For these two reasons, / is traditionally _not_ mounted with softupdates
enabled, since it's critical to system startup.

> If a file system is not heavily written to is it better not to use soft 
> updates?

Weigh the good vs. the bad:
*) synchronous mounted filesystem is almost guaranteed to keep your data safe
   at all times, but is abysmally slow.
*) softupdates _may_ lose some data if your system crashes before all writes
   are flushed, but will never _corrupt_ it.  Additionally, you get a LOT
   better speed.
*) Asynchronous is a little faster than softupdates, but it's damn near
   guaranteed to be corrupt in the event of a crash.

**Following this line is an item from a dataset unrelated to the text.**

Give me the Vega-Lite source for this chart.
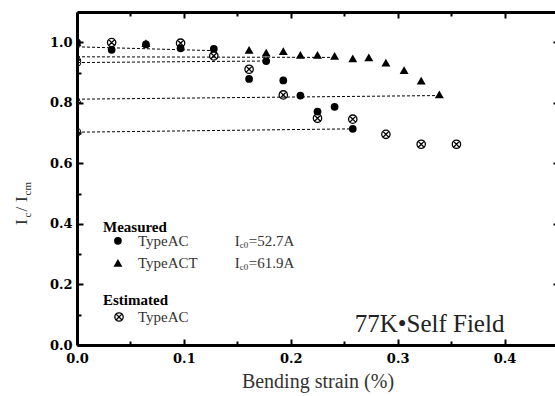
{
  "$schema": "https://vega.github.io/schema/vega-lite/v6.json",
  "autosize": "none",
  "width": 481,
  "height": 333,
  "padding": {"left": 77, "top": 12, "right": 0, "bottom": 51},
  "background": "white",
  "config": {
    "view": {"stroke": null},
    "axis": {"grid": false, "labelFlush": false, "labelOverlap": false, "labelFont": "DejaVu Serif", "labelFontWeight": "bold", "labelFontSize": 13, "labelColor": "black", "domainColor": "black", "tickColor": "black", "titleFont": "Liberation Serif", "titleFontWeight": "normal", "titleColor": "#333"}
  },
  "datasets": {
    "fits": [
      {"fit": "L1", "strain": 0, "ratio": 0.985}, {"fit": "L1", "strain": 0.131, "ratio": 0.972},
      {"fit": "L2", "strain": 0, "ratio": 0.952}, {"fit": "L2", "strain": 0.238, "ratio": 0.950},
      {"fit": "L3", "strain": 0, "ratio": 0.933}, {"fit": "L3", "strain": 0.175, "ratio": 0.938},
      {"fit": "L4", "strain": 0, "ratio": 0.812}, {"fit": "L4", "strain": 0.339, "ratio": 0.824},
      {"fit": "L5", "strain": 0, "ratio": 0.703}, {"fit": "L5", "strain": 0.258, "ratio": 0.714}
    ],
    "fitstarts": [
      {"series": "TypeACT", "strain": 0, "ratio": 0.952},
      {"series": "TypeAC", "strain": 0, "ratio": 0.933},
      {"series": "TypeACT", "strain": 0, "ratio": 0.812},
      {"series": "TypeAC", "strain": 0, "ratio": 0.703}
    ],
    "ac": [
      {"strain": 0, "ratio": 1.0},
      {"strain": 0.0324, "ratio": 0.975},
      {"strain": 0.0645, "ratio": 0.993},
      {"strain": 0.0969, "ratio": 0.980},
      {"strain": 0.128, "ratio": 0.978},
      {"strain": 0.161, "ratio": 0.879},
      {"strain": 0.177, "ratio": 0.938},
      {"strain": 0.193, "ratio": 0.874},
      {"strain": 0.209, "ratio": 0.824},
      {"strain": 0.225, "ratio": 0.771},
      {"strain": 0.241, "ratio": 0.787},
      {"strain": 0.258, "ratio": 0.714}
    ],
    "act": [
      {"strain": 0, "ratio": 1.0},
      {"strain": 0.0645, "ratio": 0.997},
      {"strain": 0.161, "ratio": 0.975},
      {"strain": 0.177, "ratio": 0.966},
      {"strain": 0.193, "ratio": 0.971},
      {"strain": 0.209, "ratio": 0.958},
      {"strain": 0.225, "ratio": 0.958},
      {"strain": 0.241, "ratio": 0.955},
      {"strain": 0.258, "ratio": 0.947},
      {"strain": 0.273, "ratio": 0.950},
      {"strain": 0.289, "ratio": 0.933},
      {"strain": 0.306, "ratio": 0.908},
      {"strain": 0.322, "ratio": 0.873},
      {"strain": 0.339, "ratio": 0.828}
    ],
    "est": [
      {"strain": 0.0324, "ratio": 0.999},
      {"strain": 0.0969, "ratio": 0.997},
      {"strain": 0.128, "ratio": 0.955},
      {"strain": 0.161, "ratio": 0.911},
      {"strain": 0.193, "ratio": 0.826},
      {"strain": 0.225, "ratio": 0.749},
      {"strain": 0.258, "ratio": 0.746},
      {"strain": 0.289, "ratio": 0.696},
      {"strain": 0.322, "ratio": 0.663},
      {"strain": 0.355, "ratio": 0.663}
    ]
  },
  "resolve": {"axis": {"x": "independent", "y": "independent"}},
  "layer": [
    {
      "data": {"name": "fits"},
      "mark": {"type": "line", "color": "black", "strokeWidth": 1, "strokeDash": [3, 2], "clip": true},
      "encoding": {
        "x": {"field": "strain", "type": "quantitative", "scale": {"domain": [0, 0.45], "nice": false},
          "axis": {"orient": "bottom", "values": [0, 0.1, 0.2, 0.3, 0.4], "format": ".1f", "domainWidth": 3, "tickSize": -6, "tickWidth": 2, "labelPadding": 13, "title": "Bending strain (%)", "titleFontSize": 20, "titlePadding": 6}},
        "y": {"field": "ratio", "type": "quantitative", "scale": {"domain": [0, 1.1], "nice": false},
          "axis": {"orient": "left", "values": [0, 0.2, 0.4, 0.6, 0.8, 1.0], "format": ".1f", "domainWidth": 3, "tickSize": -6, "tickWidth": 2, "labelPadding": 11, "title": null}},
        "detail": {"field": "fit"}
      }
    },
    {
      "data": {"name": "ac"},
      "mark": {"type": "point", "shape": "circle", "filled": true, "color": "black", "opacity": 1, "size": 60, "clip": true},
      "encoding": {
        "x": {"field": "strain", "type": "quantitative", "axis": {"orient": "top", "values": [0, 0.1, 0.2, 0.3, 0.4], "labels": false, "domainWidth": 3, "tickSize": -6, "tickWidth": 2, "title": null}},
        "y": {"field": "ratio", "type": "quantitative", "axis": {"orient": "right", "values": [0, 0.2, 0.4, 0.6, 0.8, 1.0], "labels": false, "domainWidth": 3, "tickSize": -5, "tickWidth": 2, "title": null}}
      }
    },
    {
      "data": {"name": "act"},
      "mark": {"type": "point", "shape": "triangle-up", "filled": true, "color": "black", "opacity": 1, "size": 80, "clip": true},
      "encoding": {
        "x": {"field": "strain", "type": "quantitative", "axis": {"orient": "bottom", "values": [0.05, 0.15, 0.25, 0.35], "labels": false, "domain": false, "tickSize": -4, "tickWidth": 2, "title": null}},
        "y": {"field": "ratio", "type": "quantitative", "axis": {"orient": "left", "values": [0.1, 0.3, 0.5, 0.7, 0.9], "labels": false, "domain": false, "tickSize": -4, "tickWidth": 2, "title": null}}
      }
    },
    {
      "data": {"name": "est"},
      "mark": {"type": "point", "shape": "M-1,0A1,1,0,1,1,1,0A1,1,0,1,1,-1,0ZM-0.7,-0.7L0.7,0.7M-0.7,0.7L0.7,-0.7", "filled": false, "color": "black", "strokeWidth": 1.3, "opacity": 1, "size": 70, "clip": true},
      "encoding": {
        "x": {"field": "strain", "type": "quantitative", "axis": {"orient": "top", "values": [0.05, 0.15, 0.25, 0.35], "labels": false, "domain": false, "tickSize": -4, "tickWidth": 2, "title": null}},
        "y": {"field": "ratio", "type": "quantitative", "axis": {"orient": "right", "values": [0.1, 0.3, 0.5, 0.7, 0.9], "labels": false, "domain": false, "tickSize": -3, "tickWidth": 1, "tickColor": "#bbb", "title": null}}
      }
    },
    {
      "data": {"name": "fitstarts"},
      "mark": {"type": "point", "filled": false, "color": "black", "strokeWidth": 1, "opacity": 1, "size": 60, "clip": true},
      "encoding": {
        "x": {"field": "strain", "type": "quantitative", "axis": null},
        "y": {"field": "ratio", "type": "quantitative", "axis": null},
        "shape": {"field": "series", "type": "nominal", "scale": {"domain": ["TypeAC", "TypeACT"], "range": ["circle", "triangle-up"]}, "legend": null}
      }
    },
    {
      "data": {"values": [{}]},
      "layer": [
        {"mark": {"type": "text", "text": "Measured", "font": "Liberation Serif", "fontWeight": "bold", "fontSize": 15, "align": "left", "baseline": "middle", "color": "black"},
          "encoding": {"x": {"datum": 0.0243, "type": "quantitative", "axis": null}, "y": {"datum": 0.390, "type": "quantitative", "axis": null}}},
        {"mark": {"type": "point", "shape": "circle", "filled": true, "color": "black", "opacity": 1, "size": 60},
          "encoding": {"x": {"datum": 0.0383, "type": "quantitative", "axis": null}, "y": {"datum": 0.344, "type": "quantitative", "axis": null}}},
        {"mark": {"type": "text", "text": "TypeAC", "font": "Liberation Serif", "fontSize": 15, "align": "left", "baseline": "middle", "color": "#333"},
          "encoding": {"x": {"datum": 0.057, "type": "quantitative", "axis": null}, "y": {"datum": 0.344, "type": "quantitative", "axis": null}}},
        {"mark": {"type": "text", "text": "I", "font": "Liberation Serif", "fontSize": 15, "align": "left", "baseline": "middle", "color": "#333"},
          "encoding": {"x": {"datum": 0.1477, "type": "quantitative", "axis": null}, "y": {"datum": 0.344, "type": "quantitative", "axis": null}}},
        {"mark": {"type": "text", "text": "c0", "font": "Liberation Serif", "fontSize": 9, "align": "left", "baseline": "middle", "color": "#333"},
          "encoding": {"x": {"datum": 0.1523, "type": "quantitative", "axis": null}, "y": {"datum": 0.330, "type": "quantitative", "axis": null}}},
        {"mark": {"type": "text", "text": "=52.7A", "font": "Liberation Serif", "fontSize": 15, "align": "left", "baseline": "middle", "color": "#333"},
          "encoding": {"x": {"datum": 0.1607, "type": "quantitative", "axis": null}, "y": {"datum": 0.344, "type": "quantitative", "axis": null}}},
        {"mark": {"type": "point", "shape": "triangle-up", "filled": true, "color": "black", "opacity": 1, "size": 80},
          "encoding": {"x": {"datum": 0.0383, "type": "quantitative", "axis": null}, "y": {"datum": 0.271, "type": "quantitative", "axis": null}}},
        {"mark": {"type": "text", "text": "TypeACT", "font": "Liberation Serif", "fontSize": 15, "align": "left", "baseline": "middle", "color": "#333"},
          "encoding": {"x": {"datum": 0.057, "type": "quantitative", "axis": null}, "y": {"datum": 0.271, "type": "quantitative", "axis": null}}},
        {"mark": {"type": "text", "text": "I", "font": "Liberation Serif", "fontSize": 15, "align": "left", "baseline": "middle", "color": "#333"},
          "encoding": {"x": {"datum": 0.1477, "type": "quantitative", "axis": null}, "y": {"datum": 0.271, "type": "quantitative", "axis": null}}},
        {"mark": {"type": "text", "text": "c0", "font": "Liberation Serif", "fontSize": 9, "align": "left", "baseline": "middle", "color": "#333"},
          "encoding": {"x": {"datum": 0.1523, "type": "quantitative", "axis": null}, "y": {"datum": 0.257, "type": "quantitative", "axis": null}}},
        {"mark": {"type": "text", "text": "=61.9A", "font": "Liberation Serif", "fontSize": 15, "align": "left", "baseline": "middle", "color": "#333"},
          "encoding": {"x": {"datum": 0.1607, "type": "quantitative", "axis": null}, "y": {"datum": 0.271, "type": "quantitative", "axis": null}}},
        {"mark": {"type": "text", "text": "Estimated", "font": "Liberation Serif", "fontWeight": "bold", "fontSize": 15, "align": "left", "baseline": "middle", "color": "black"},
          "encoding": {"x": {"datum": 0.0243, "type": "quantitative", "axis": null}, "y": {"datum": 0.1487, "type": "quantitative", "axis": null}}},
        {"mark": {"type": "point", "shape": "M-1,0A1,1,0,1,1,1,0A1,1,0,1,1,-1,0ZM-0.7,-0.7L0.7,0.7M-0.7,0.7L0.7,-0.7", "filled": false, "color": "black", "strokeWidth": 1.3, "opacity": 1, "size": 70},
          "encoding": {"x": {"datum": 0.0393, "type": "quantitative", "axis": null}, "y": {"datum": 0.0925, "type": "quantitative", "axis": null}}},
        {"mark": {"type": "text", "text": "TypeAC", "font": "Liberation Serif", "fontSize": 15, "align": "left", "baseline": "middle", "color": "#333"},
          "encoding": {"x": {"datum": 0.057, "type": "quantitative", "axis": null}, "y": {"datum": 0.0925, "type": "quantitative", "axis": null}}},
        {"mark": {"type": "text", "text": "77K•Self Field", "font": "Liberation Serif", "fontSize": 25, "align": "left", "baseline": "alphabetic", "color": "#222"},
          "encoding": {"x": {"datum": 0.2598, "type": "quantitative", "axis": null}, "y": {"datum": 0.043, "type": "quantitative", "axis": null}}},
        {"mark": {"type": "text", "text": "I", "font": "Liberation Serif", "fontSize": 17, "angle": 270, "align": "left", "baseline": "alphabetic", "color": "#333"},
          "encoding": {"x": {"datum": -0.0467, "type": "quantitative", "axis": null}, "y": {"datum": 0.3964, "type": "quantitative", "axis": null}}},
        {"mark": {"type": "text", "text": "c", "font": "Liberation Serif", "fontSize": 11, "angle": 270, "align": "left", "baseline": "alphabetic", "color": "#333"},
          "encoding": {"x": {"datum": -0.043, "type": "quantitative", "axis": null}, "y": {"datum": 0.421, "type": "quantitative", "axis": null}}},
        {"mark": {"type": "text", "text": "/", "font": "Liberation Serif", "fontSize": 17, "angle": 270, "align": "left", "baseline": "alphabetic", "color": "#333"},
          "encoding": {"x": {"datum": -0.0467, "type": "quantitative", "axis": null}, "y": {"datum": 0.441, "type": "quantitative", "axis": null}}},
        {"mark": {"type": "text", "text": "I", "font": "Liberation Serif", "fontSize": 17, "angle": 270, "align": "left", "baseline": "alphabetic", "color": "#333"},
          "encoding": {"x": {"datum": -0.0467, "type": "quantitative", "axis": null}, "y": {"datum": 0.472, "type": "quantitative", "axis": null}}},
        {"mark": {"type": "text", "text": "cm", "font": "Liberation Serif", "fontSize": 11, "angle": 270, "align": "left", "baseline": "alphabetic", "color": "#333"},
          "encoding": {"x": {"datum": -0.043, "type": "quantitative", "axis": null}, "y": {"datum": 0.494, "type": "quantitative", "axis": null}}}
      ]
    }
  ]
}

> When file systems are mounted dirty and our being used while the 
> backgound fsck is running on the file systems how does it prevent files 
> from being lost?

It doesn't.  It guarantees that your filesystem will always be mountable and
never corrupt, but it doesn't guarantee against data loss.

Here's a simplified example:
Let's say you're saving a big file and the power goes out.  When the power comes
back on, there are basically 3 states that file can be in:
A) It was fully written to disk -- you got lucky.
B) Nothing had been written to disk yet -- "data loss"
C) It was partially written to disk -- your filesystem is corrupt, you either
   need to allow a filesystem repair program to fix it (fsck -- or chkdsk on
   Windows, for example) or you'll have weird problems with it until you do so.

Softupdates guarantees against C.  It does this by (essentially) writing the
file "backwards":
1) it writes all the data to data blocks, and once that's done
2) _then_ it creates a directory entry for the file.

If the system crashes between #1 and #2, it looks like B happened, but you never
get in scenario C where the filesystem is corrupt and gets more corrupt as you
continue to use it.  Instead, when fsck runs (in the background) it realizes
that there are data blocks in use that don't belong to any file, and it can
free them up for the filesystem to use.

That's somewhat simplified, but it gives you the basic idea.